OK, so to summarize the part that is relevant to this thread.
A log class is available that supports:
Conversion to boolean (true to enable, false to disable)
operator<< for output (the class is policy based so the exact method is
configurable)
Now we provide a define:
#define LOG(type) (type) && (type)
and we can then use it like this:
LOG(some_type) << "Log message\n";
This reduces disabled logs to a test and a branch, and they can be optimized
out in release builds by making the log class conversion to boolean an
inlined return(false).
I have found no way to avoid the macro unfortunately, all other approaches
subvert the logical AND short-circuit that this approach relies on.
Let me know any thoughts.
Thanks,
Brian Hawkins
-----Original Message-----
From: boost-admin_at_[hidden] [mailto:boost-admin_at_[hidden]]On
Behalf Of Jeff Garland
Sent: Tuesday, April 09, 2002 7:28 AM
To: boost_at_[hidden]
Subject: RE: [boost] null ostream (was Logging library)
> 9 Apr 2002 07:32:09 +0400 Jeff Garland wrote:
> >
> >-- a null log stream class that has all empty functions. This can be
used
Eugene Karpachov wrote:
> How does "null _log_ stream" differ from just "null stream"? AFAIR we
> already have null stream buffer in boost, hence we have null stream.
The problem is that the null stream buffer still has the overhead of the
ostream class calling into
the stream buffer to do nothing. That is, the logging will still have some
performance impact on
production code. My goal was to have zero impact.

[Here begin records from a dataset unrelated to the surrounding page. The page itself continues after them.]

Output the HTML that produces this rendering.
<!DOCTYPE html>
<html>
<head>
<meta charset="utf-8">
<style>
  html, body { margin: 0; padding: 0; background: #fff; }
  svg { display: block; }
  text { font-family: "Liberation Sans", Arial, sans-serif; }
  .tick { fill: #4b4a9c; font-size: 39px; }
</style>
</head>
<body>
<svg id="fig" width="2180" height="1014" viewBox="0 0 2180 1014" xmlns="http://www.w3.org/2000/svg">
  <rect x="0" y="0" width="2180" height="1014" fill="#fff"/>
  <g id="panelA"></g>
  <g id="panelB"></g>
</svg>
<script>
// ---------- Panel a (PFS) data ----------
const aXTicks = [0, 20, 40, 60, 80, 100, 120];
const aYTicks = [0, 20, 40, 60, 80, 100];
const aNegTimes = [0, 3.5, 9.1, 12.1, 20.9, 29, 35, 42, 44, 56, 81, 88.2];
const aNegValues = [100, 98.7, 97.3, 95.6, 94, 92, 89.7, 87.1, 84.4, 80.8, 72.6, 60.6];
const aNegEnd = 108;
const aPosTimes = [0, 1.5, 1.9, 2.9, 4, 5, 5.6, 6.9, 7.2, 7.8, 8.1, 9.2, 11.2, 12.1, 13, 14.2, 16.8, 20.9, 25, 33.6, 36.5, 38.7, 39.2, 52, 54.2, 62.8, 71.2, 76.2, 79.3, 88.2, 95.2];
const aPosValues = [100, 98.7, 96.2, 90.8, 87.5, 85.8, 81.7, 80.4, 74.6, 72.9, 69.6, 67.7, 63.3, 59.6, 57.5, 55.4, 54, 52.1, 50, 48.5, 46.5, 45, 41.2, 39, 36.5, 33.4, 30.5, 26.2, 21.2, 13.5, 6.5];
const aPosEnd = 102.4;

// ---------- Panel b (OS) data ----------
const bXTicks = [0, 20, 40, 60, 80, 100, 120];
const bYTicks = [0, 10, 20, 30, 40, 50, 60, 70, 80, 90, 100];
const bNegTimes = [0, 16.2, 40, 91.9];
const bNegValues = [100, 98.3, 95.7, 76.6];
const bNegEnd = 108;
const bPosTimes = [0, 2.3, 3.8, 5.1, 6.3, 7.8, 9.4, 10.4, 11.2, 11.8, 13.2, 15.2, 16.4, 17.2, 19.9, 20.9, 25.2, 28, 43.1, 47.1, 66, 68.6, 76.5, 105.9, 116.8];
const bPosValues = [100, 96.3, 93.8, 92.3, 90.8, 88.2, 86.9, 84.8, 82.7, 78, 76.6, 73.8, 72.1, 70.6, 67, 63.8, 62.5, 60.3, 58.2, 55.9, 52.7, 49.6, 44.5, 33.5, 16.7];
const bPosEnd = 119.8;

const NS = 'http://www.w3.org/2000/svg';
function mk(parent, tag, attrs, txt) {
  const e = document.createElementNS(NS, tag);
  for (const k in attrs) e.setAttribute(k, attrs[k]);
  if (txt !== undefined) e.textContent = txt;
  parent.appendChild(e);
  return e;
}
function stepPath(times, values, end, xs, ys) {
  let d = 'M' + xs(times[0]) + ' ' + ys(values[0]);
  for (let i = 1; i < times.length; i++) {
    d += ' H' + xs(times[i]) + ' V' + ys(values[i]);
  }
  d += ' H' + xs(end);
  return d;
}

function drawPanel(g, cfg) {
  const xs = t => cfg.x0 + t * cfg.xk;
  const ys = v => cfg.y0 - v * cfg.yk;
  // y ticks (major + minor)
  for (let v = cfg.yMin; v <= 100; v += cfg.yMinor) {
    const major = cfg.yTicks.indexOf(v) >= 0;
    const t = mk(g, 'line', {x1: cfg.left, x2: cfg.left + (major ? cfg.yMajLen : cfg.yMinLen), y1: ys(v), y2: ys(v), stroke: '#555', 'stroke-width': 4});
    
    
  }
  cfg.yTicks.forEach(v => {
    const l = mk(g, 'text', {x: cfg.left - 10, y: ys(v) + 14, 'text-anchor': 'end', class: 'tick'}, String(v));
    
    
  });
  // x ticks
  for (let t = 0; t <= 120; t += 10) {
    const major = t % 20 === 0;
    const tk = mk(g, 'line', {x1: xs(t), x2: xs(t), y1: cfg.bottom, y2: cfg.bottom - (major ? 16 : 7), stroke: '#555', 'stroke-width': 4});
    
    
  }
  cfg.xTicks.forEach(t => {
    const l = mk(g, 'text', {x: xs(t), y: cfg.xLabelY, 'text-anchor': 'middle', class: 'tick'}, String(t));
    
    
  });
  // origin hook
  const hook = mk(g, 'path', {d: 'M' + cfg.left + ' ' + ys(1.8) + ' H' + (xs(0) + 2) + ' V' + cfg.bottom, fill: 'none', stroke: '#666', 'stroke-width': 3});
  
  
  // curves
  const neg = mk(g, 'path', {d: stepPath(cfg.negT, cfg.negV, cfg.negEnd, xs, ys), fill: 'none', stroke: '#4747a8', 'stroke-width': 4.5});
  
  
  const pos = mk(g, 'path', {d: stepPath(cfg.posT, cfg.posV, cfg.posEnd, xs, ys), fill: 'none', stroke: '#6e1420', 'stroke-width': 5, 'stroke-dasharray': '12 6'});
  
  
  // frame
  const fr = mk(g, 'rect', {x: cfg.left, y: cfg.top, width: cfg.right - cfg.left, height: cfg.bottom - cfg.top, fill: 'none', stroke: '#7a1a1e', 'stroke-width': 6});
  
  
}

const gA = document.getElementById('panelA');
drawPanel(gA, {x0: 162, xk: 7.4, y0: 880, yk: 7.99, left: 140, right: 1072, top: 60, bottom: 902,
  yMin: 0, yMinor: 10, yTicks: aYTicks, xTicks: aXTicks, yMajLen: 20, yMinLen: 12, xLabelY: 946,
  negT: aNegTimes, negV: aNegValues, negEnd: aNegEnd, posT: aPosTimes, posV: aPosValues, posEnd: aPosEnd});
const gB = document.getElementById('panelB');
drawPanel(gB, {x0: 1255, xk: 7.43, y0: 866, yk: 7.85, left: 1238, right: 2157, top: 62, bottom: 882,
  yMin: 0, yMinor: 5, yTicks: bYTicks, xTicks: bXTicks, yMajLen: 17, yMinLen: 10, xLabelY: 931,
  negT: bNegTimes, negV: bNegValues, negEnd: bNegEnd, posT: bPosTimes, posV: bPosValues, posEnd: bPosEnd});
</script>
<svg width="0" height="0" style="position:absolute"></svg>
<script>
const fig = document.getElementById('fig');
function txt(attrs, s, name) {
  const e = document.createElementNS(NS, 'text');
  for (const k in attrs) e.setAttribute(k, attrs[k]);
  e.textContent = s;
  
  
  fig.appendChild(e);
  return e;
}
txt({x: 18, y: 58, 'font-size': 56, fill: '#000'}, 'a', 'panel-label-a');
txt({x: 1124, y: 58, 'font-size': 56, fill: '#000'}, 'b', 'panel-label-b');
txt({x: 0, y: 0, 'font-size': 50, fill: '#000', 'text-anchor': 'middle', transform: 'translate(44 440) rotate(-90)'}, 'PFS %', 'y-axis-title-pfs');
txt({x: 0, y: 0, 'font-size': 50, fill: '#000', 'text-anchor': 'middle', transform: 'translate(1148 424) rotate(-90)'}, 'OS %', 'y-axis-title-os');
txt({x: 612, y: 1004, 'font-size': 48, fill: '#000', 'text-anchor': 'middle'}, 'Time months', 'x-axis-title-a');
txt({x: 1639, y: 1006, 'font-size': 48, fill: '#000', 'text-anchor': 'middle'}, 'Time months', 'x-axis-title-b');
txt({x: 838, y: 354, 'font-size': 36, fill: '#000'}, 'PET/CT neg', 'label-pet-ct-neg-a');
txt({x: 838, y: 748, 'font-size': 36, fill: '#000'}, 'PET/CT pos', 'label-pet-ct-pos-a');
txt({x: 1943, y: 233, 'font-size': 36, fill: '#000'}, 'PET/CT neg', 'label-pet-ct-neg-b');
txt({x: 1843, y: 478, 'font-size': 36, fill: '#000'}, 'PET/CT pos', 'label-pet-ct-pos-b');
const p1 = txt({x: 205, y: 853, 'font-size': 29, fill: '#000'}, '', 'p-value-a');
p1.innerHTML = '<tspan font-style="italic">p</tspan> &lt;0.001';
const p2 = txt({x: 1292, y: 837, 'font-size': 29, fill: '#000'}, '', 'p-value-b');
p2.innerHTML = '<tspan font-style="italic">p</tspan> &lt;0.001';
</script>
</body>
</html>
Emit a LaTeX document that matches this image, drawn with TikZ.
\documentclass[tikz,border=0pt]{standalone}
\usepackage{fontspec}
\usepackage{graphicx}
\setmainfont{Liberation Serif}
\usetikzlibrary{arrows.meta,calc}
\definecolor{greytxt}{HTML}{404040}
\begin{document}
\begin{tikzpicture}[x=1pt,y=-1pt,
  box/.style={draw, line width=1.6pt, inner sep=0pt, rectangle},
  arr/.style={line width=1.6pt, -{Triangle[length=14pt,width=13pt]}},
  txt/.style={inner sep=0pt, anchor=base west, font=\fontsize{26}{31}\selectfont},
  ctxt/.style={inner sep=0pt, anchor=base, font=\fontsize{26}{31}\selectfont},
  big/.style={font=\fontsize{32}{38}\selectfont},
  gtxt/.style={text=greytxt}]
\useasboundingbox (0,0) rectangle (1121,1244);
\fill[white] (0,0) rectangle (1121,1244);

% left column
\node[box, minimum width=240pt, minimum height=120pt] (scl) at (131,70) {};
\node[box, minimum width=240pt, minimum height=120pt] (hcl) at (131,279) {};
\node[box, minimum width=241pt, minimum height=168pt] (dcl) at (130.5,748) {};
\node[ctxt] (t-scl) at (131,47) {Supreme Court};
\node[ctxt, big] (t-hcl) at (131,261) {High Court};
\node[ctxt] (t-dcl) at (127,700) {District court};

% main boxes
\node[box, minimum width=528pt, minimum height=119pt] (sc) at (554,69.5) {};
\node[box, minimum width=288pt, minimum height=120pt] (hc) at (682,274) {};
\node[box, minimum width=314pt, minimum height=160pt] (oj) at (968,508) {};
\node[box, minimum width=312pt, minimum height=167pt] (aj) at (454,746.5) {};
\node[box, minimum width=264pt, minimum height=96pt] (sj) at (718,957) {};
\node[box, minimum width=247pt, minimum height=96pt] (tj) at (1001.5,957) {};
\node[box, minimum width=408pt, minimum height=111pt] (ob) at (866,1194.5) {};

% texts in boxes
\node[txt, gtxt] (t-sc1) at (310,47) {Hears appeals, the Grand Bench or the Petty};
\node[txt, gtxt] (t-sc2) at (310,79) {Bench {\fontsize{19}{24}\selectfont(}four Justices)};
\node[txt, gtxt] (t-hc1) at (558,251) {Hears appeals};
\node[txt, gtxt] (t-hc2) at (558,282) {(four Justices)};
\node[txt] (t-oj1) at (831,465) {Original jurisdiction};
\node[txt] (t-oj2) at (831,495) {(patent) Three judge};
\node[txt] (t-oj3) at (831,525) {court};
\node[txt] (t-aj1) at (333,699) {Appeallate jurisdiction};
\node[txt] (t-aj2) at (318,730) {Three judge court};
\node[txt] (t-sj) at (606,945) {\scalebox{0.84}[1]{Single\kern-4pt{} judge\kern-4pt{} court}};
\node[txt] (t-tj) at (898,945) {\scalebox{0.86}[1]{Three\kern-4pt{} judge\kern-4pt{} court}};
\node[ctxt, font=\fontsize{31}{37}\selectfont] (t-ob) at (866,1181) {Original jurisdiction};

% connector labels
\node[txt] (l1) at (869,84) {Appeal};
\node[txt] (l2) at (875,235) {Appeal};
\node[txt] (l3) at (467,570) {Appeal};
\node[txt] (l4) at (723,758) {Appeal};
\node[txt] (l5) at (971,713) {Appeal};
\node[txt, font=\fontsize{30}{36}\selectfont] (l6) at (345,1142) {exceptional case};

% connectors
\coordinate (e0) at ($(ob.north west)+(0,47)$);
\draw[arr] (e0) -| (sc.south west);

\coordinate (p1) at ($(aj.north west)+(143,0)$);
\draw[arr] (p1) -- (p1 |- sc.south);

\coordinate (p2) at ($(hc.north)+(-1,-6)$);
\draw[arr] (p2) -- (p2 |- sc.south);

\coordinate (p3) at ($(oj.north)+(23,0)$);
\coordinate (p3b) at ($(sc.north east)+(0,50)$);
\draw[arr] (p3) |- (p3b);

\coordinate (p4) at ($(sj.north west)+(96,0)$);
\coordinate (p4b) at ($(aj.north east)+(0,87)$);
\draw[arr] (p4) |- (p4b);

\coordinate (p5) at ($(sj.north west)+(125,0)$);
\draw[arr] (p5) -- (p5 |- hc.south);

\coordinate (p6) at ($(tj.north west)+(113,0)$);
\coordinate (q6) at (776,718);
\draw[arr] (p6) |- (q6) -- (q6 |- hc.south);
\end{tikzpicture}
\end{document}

A traditional solution to what I was after would be to use the ugly macros
throughout the code:
void f() {
//some code
#ifdef DEBUG
logger << "log data" << endl;
#endif
}
In a large program you could wind up with thousands of these macros
polluting the code. So with
null stream you have one #ifdef to set the stream to either an ostream or
null stream. The rest of
the code is written without conditional logic:
void f() {
//some code
logger << "log data" << endl; // optimized out by the compiler in release
builds
}
So null ostream and null stream buffer serve different purposes. null stream
buffer can be switched
at runtime while null ostream is switched at compile time.